Mary Dell writes: My son, our eldest child, will celebrate his college graduation this weekend. Today, while I sit in the kitchen, I read the fine words of another mom whose child recently graduated. I begin to imagine the moment when our son’s name is called and he walks onto the stage to receive his diploma. I feel a familiar maternal adrenaline rush beginning to rise and recognize it as the same one I have felt every time I waited for my child to stride onto a stage or take his place at home plate. But I also sense a new ingredient. After the ceremony concludes and we drive back home, he will no longer be our “school child.” Exactly what will replace that two-decade long identity takes me to the edge of a parental abyss.

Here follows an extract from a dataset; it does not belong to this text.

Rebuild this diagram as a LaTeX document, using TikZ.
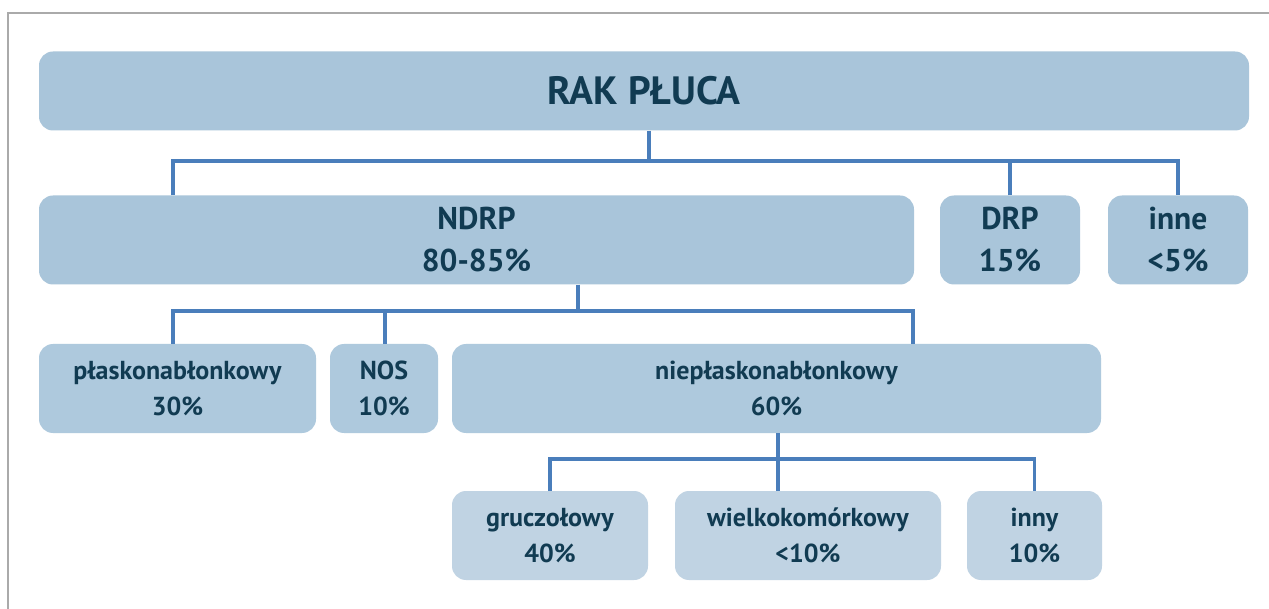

No longer will his schedule, and ours with him, be dictated by a calendar of September- May. The school schedule, with its rock-solid predictability, provided the foundation on which his life in the classroom and the sports field was built. For three months each summer, the structure relaxed but sprang back to life in the final days of August. Then, before the first class began, we bought new school clothes (last year’s were always too small, too short) and new supplies to load into a crumb-free backpack. The obligatory first day of school photos now fill our albums, shoeboxes and flash drives.
After Sunday’s college graduation, we will begin a new era with our son. We will place graduation photos in last pages in his childhood photo album, close it and put it away.
What is unchanging, of course, is my unending love for him as mother and son. My pride and excitement on the eve of college graduation are at an all-time high. But “child,” was a label he began to outgrow when he graduated from high school. Soon “student” will no longer fit. In their place will come other ways I will think of him as he takes his first job, moves into a first apartment, and someday, I hope, finds someone he loves enough to marry and becomes a parent, himself.
But in the meantime, until he grows into all of those much more adult monikers, I stand at a parenting edge, waiting for his name to be called.